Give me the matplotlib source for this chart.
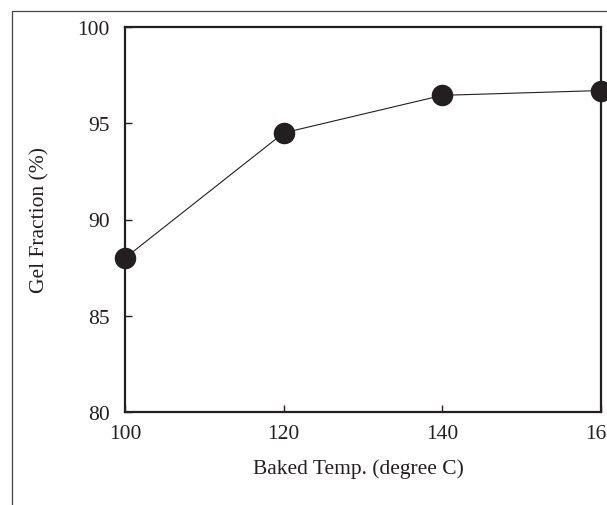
import matplotlib
matplotlib.use("Agg")
from matplotlib import pyplot as plt
from matplotlib.patches import Rectangle

temps = [100, 120, 140, 160]
gel_fraction = [88.0, 94.5, 96.45, 96.7]
x_ticks = [100, 120, 140, 160]
y_ticks = [80, 85, 90, 95, 100]

plt.rcParams.update({
    "font.family": ["Liberation Serif", "DejaVu Serif"],
    "font.size": 15.5,
})

dark = "#231f20"
fig = plt.figure(figsize=(6.07, 5.06), dpi=100)

# thin outer frame, cut off at right and bottom like the source image
fig.patches.append(Rectangle((12 / 607, -0.1), 1.2, 1 - 12 / 506 + 0.1,
                             transform=fig.transFigure, fill=False,
                             edgecolor="#444444", linewidth=0.9))

ax = fig.add_axes([125 / 607, 1 - 413 / 506, 476 / 607, 385 / 506])
ax.plot(temps, gel_fraction, color=dark, linewidth=0.8, marker="o",
        markersize=14.5, markerfacecolor=dark, markeredgecolor=dark,
        clip_on=False, zorder=5)

ax.set_xlim(100, 160)
ax.set_ylim(80, 100)
ax.set_xticks(x_ticks)
ax.set_yticks(y_ticks)
ax.tick_params(direction="in", length=5, width=1, color=dark, labelcolor=dark)
ax.tick_params(axis="x", pad=9)
ax.tick_params(axis="y", pad=11)
for s in ax.spines.values():
    s.set_linewidth(1.6)
    s.set_color(dark)

ax.set_xlabel("Baked Temp. (degree C)", color=dark)
ax.set_ylabel("Gel Fraction (%)", color=dark)
ax.xaxis.set_label_coords(0.49, -0.12)
ax.yaxis.set_label_coords(-0.158, 0.5)

fig.savefig("out.png", dpi=100)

# # # # #

> _PROBLEM REQUIREMENTS_
Leave out the pictures and restate, word for word, the lines from the top of the data through the line containing "y_ticks = [80, 85, 90, 95, 100]", both included.

> _COMPLETE OUTPUT_
Give me the matplotlib source for this chart.
import matplotlib
matplotlib.use("Agg")
from matplotlib import pyplot as plt
from matplotlib.patches import Rectangle

temps = [100, 120, 140, 160]
gel_fraction = [88.0, 94.5, 96.45, 96.7]
x_ticks = [100, 120, 140, 160]
y_ticks = [80, 85, 90, 95, 100]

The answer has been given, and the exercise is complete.